Moran adds: "The best designs are when story is driving every choice and when you have a real clear understanding as a team of what is important to the story at any moment in the experience."

When the pair were asked about their favourite projects that they have worked on during their careers, this joined-up ethos features in all their examples.

For instance, Moran says:

"I worked on the Star Wars: Rise of the Resistance attraction. One of the reasons I enjoyed that project is the team had a clear design directive and a clear idea of the story that we were all trying to tell. When everyone agrees on what is important in the story at any given point, then we work together as an entire project team to bring that story to the guests."
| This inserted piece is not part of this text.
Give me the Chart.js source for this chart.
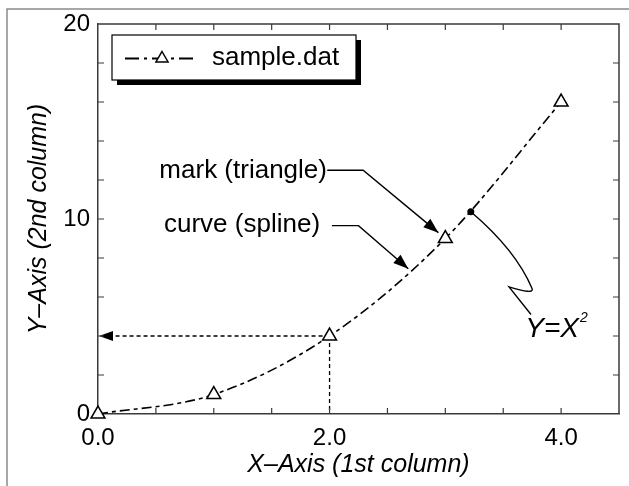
<!DOCTYPE html>
<html><head><meta charset="utf-8">
<script src="https://cdn.jsdelivr.net/npm/chart.js@4.4.1/dist/chart.umd.min.js"></script>
<style>html,body{margin:0;padding:0;background:#fff}canvas{display:block}</style>
</head><body>
<canvas id="c" width="629" height="486"></canvas>
<script>
// ---- data ----
const xValues = [0, 1, 2, 3, 4];
const yValues = [0, 1, 4, 9, 16];
const seriesName = 'sample.dat';
const xTickLabels = [0, 2, 4];
const yTickLabels = [0, 10, 20];
const xTitle = 'X\u2013Axis (1st column)';
const yTitle = 'Y\u2013Axis (2nd column)';
const markLabel = 'mark (triangle)';
const curveLabel = 'curve (spline)';
const formulaLabel = 'Y=X';
const formulaExp = '2';
// annotation anchors, in data units
const guidePoint = [2, 4];
const markText = [0.53, 12.45];
const markLeader = [[1.98, 12.5], [2.29, 12.5], [2.94, 9.3]];
const curveText = [0.57, 9.7];
const curveLeader = [[2.02, 9.66], [2.25, 9.66], [2.68, 7.45]];
const dotX = 3.22;
const formulaLeader = [[3.61, 8.4], [3.75, 6.42], [3.55, 6.52], [3.74, 5.1]];
const formulaText = [3.69, 3.95];

const SANS = "'Liberation Sans', Arial, Helvetica, sans-serif";
const tickFont = { family: SANS, size: 24 };
const titleFont = { family: SANS, size: 25, style: 'italic' };
const AX = '#3a3a3a';

function arrowHead(ctx, x0, y0, x1, y1, len, half) {
  const a = Math.atan2(y1 - y0, x1 - x0);
  ctx.beginPath();
  ctx.moveTo(x1, y1);
  ctx.lineTo(x1 - len * Math.cos(a) + half * Math.sin(a), y1 - len * Math.sin(a) - half * Math.cos(a));
  ctx.lineTo(x1 - len * Math.cos(a) - half * Math.sin(a), y1 - len * Math.sin(a) + half * Math.cos(a));
  ctx.closePath();
  ctx.fill();
}

function triangleMark(ctx, cx, cy, r) {
  const h = r * 1.5, w = r * 1.732;
  ctx.beginPath();
  ctx.moveTo(cx, cy - r);
  ctx.lineTo(cx + w / 2, cy - r + h);
  ctx.lineTo(cx - w / 2, cy - r + h);
  ctx.closePath();
  ctx.fillStyle = '#fff'; ctx.fill();
  ctx.strokeStyle = '#000'; ctx.lineWidth = 1.5; ctx.setLineDash([]); ctx.stroke();
}

const decor = {
  id: 'decor',
  beforeDraw(chart) {
    const ctx = chart.ctx;
    ctx.save();
    ctx.fillStyle = '#fff';
    ctx.fillRect(0, 0, chart.width, chart.height);
    ctx.strokeStyle = '#8a8a8a';
    ctx.lineWidth = 1.5;
    ctx.beginPath();
    ctx.moveTo(7, chart.height);
    ctx.lineTo(7, 9);
    ctx.lineTo(chart.width, 9);
    ctx.stroke();
    ctx.restore();
  },
  beforeDatasetsDraw(chart) {
    const ctx = chart.ctx, xs = chart.scales.x, ys = chart.scales.y;
    const px = xs.getPixelForValue(guidePoint[0]), py = ys.getPixelForValue(guidePoint[1]);
    ctx.save();
    ctx.strokeStyle = '#000'; ctx.fillStyle = '#000'; ctx.lineWidth = 1.3;
    ctx.setLineDash([4, 3]);
    ctx.beginPath();
    ctx.moveTo(px, py); ctx.lineTo(xs.getPixelForValue(0) + 12, py);
    ctx.moveTo(px, py); ctx.lineTo(px, ys.getPixelForValue(0));
    ctx.stroke();
    ctx.setLineDash([]);
    arrowHead(ctx, px, py, xs.getPixelForValue(0) + 1, py, 14, 5);
    ctx.restore();
  },
  afterDatasetsDraw(chart) {
    const ctx = chart.ctx, xs = chart.scales.x, ys = chart.scales.y;
    const a = chart.chartArea;
    const X = v => xs.getPixelForValue(v), Y = v => ys.getPixelForValue(v);
    ctx.save();
    // frame top/right
    ctx.strokeStyle = AX; ctx.lineWidth = 1.5; ctx.setLineDash([]);
    ctx.beginPath();
    ctx.moveTo(a.left, a.top); ctx.lineTo(a.right, a.top); ctx.lineTo(a.right, a.bottom);
    ctx.stroke();
    // inward ticks
    ctx.lineWidth = 1.2;
    ctx.beginPath();
    xs.ticks.forEach(t => {
      if (t.value <= xs.min || t.value >= xs.max) return;
      const p = X(t.value);
      ctx.moveTo(p, a.bottom); ctx.lineTo(p, a.bottom - 6);
      ctx.moveTo(p, a.top); ctx.lineTo(p, a.top + 6);
    });
    ys.ticks.forEach(t => {
      if (t.value <= ys.min || t.value >= ys.max) return;
      const p = Y(t.value);
      ctx.moveTo(a.left, p); ctx.lineTo(a.left + 6, p);
      ctx.moveTo(a.right, p); ctx.lineTo(a.right - 6, p);
    });
    ctx.stroke();

    // legend box with shadow
    const lx = a.left + 14, ly = a.top + 11, lw = 244, lh = 45;
    ctx.fillStyle = '#000';
    ctx.fillRect(lx + 5, ly + 5, lw, lh);
    ctx.fillStyle = '#fff';
    ctx.fillRect(lx, ly, lw, lh);
    ctx.strokeStyle = '#000'; ctx.lineWidth = 1.2;
    ctx.strokeRect(lx, ly, lw, lh);
    const cy = ly + lh / 2 + 1;
    ctx.lineWidth = 1.8;
    ctx.setLineDash([14, 5, 3, 5]);
    ctx.beginPath(); ctx.moveTo(lx + 13, cy); ctx.lineTo(lx + 83, cy); ctx.stroke();
    ctx.setLineDash([]);
    triangleMark(ctx, lx + 50, cy, 7);
    ctx.fillStyle = '#000';
    ctx.font = '26px ' + SANS;
    ctx.textAlign = 'left'; ctx.textBaseline = 'middle';
    ctx.fillText(seriesName, lx + 100, ly + lh / 2);

    // annotation texts
    ctx.fillText(markLabel, X(markText[0]), Y(markText[1]));
    ctx.fillText(curveLabel, X(curveText[0]), Y(curveText[1]));

    // leaders with arrows
    ctx.strokeStyle = '#000'; ctx.fillStyle = '#000'; ctx.lineWidth = 1.4;
    [markLeader, curveLeader].forEach(L => {
      ctx.beginPath();
      ctx.moveTo(X(L[0][0]), Y(L[0][1]));
      ctx.lineTo(X(L[1][0]), Y(L[1][1]));
      ctx.lineTo(X(L[2][0]), Y(L[2][1]));
      ctx.stroke();
      arrowHead(ctx, X(L[1][0]), Y(L[1][1]), X(L[2][0]), Y(L[2][1]), 15, 5.5);
    });

    // formula leader
    const dx = X(dotX), dy = Y(dotX * dotX);
    ctx.beginPath(); ctx.arc(dx, dy, 3.5, 0, Math.PI * 2); ctx.fill();
    const F = formulaLeader;
    ctx.lineWidth = 1.4;
    ctx.beginPath();
    ctx.moveTo(dx, dy);
    ctx.quadraticCurveTo(X(F[0][0]), Y(F[0][1]), X(F[1][0]), Y(F[1][1]));
    ctx.quadraticCurveTo(X(F[1][0]) + 2, Y(F[1][1]) + 6, X(F[2][0]), Y(F[2][1]));
    ctx.lineTo(X(F[3][0]), Y(F[3][1]));
    ctx.stroke();
    ctx.font = 'italic 28px ' + SANS;
    ctx.textBaseline = 'alphabetic';
    const fx = X(formulaText[0]), fy = Y(formulaText[1]);
    ctx.fillText(formulaLabel, fx, fy);
    const w = ctx.measureText(formulaLabel).width;
    ctx.font = 'italic 14px ' + SANS;
    ctx.fillText(formulaExp, fx + w + 1, fy - 15);
    ctx.restore();
  }
};

new Chart(document.getElementById('c'), {
  type: 'line',
  data: {
    datasets: [{
      label: seriesName,
      data: xValues.map((x, i) => ({ x: x, y: yValues[i] })),
      borderColor: '#000',
      borderWidth: 1.6,
      borderDash: [10, 4, 4, 4],
      cubicInterpolationMode: 'monotone',
      pointStyle: 'triangle',
      pointRadius: 8,
      pointBackgroundColor: '#fff',
      pointBorderColor: '#000',
      pointBorderWidth: 1.5,
      clip: false,
      fill: false
    }]
  },
  options: {
    responsive: false,
    animation: false,
    devicePixelRatio: 1,
    layout: { padding: { top: 24, right: 5, left: 0, bottom: 0 } },
    plugins: { legend: { display: false }, tooltip: { enabled: false } },
    scales: {
      x: {
        type: 'linear', min: 0, max: 4.5, position: 'bottom',
        afterFit: s => { s.height = 72; },
        grid: { display: false, drawTicks: false },
        border: { display: true, color: AX, width: 1.5 },
        ticks: {
          stepSize: 0.5, autoSkip: false, maxRotation: 0, padding: 10, color: '#000', font: tickFont,
          callback: v => xTickLabels.includes(v) ? v.toFixed(1) : ''
        },
        title: { display: true, text: xTitle, color: '#000', font: titleFont, padding: { top: 0, bottom: 6 } }
      },
      y: {
        type: 'linear', min: 0, max: 20, position: 'left',
        afterFit: s => { s.width = 98; },
        grid: { display: false, drawTicks: false },
        border: { display: true, color: AX, width: 1.5 },
        ticks: {
          stepSize: 2, autoSkip: false, padding: 8, color: '#000', font: tickFont,
          callback: v => yTickLabels.includes(v) ? String(v) : ''
        },
        title: { display: true, text: yTitle, color: '#000', font: titleFont, padding: { top: 24, bottom: 0 } }
      }
    }
  },
  plugins: [decor]
});
</script>
</body></html>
"Sound is the setting and the punctuation for a story," says Herrington. "Making Mickey & Minnie's Runaway Railway was a wonderful example of that. It's all about story.

"The same was true with Radiator Springs Racers. Again, it was about story from the beginning. Anybody can tell that that is a solid story. You could go back to the original storyboards and see that's what we built, we stayed with that story."

With regards to TRON Lightcycle / Run, the pair reflect on their highlights of the guest experience, and explain how sound has elevated these moments into something truly immersive:

"One of my favourite moments is the lead-up to the launch," says Moran. "You’re on the lightcycle, you’ve gone through the whole queue experience, and you’ve been digitised into the world of TRON."

"You are emotionally invested at this point. But you’re also a little fearful of what's about to happen. You understand you’re about to have this high-speed experience. The sound design that's created right at that moment is this sort of foreboding countdown. That moment seems to go on for longer than it is. You’re going through this solo emotional roller coaster before you take off on the real one.

"The sound plays right into that. It hits you in the chest with the seriousness of what you’re about to take on, even though it's all for fun. That's the moment I love."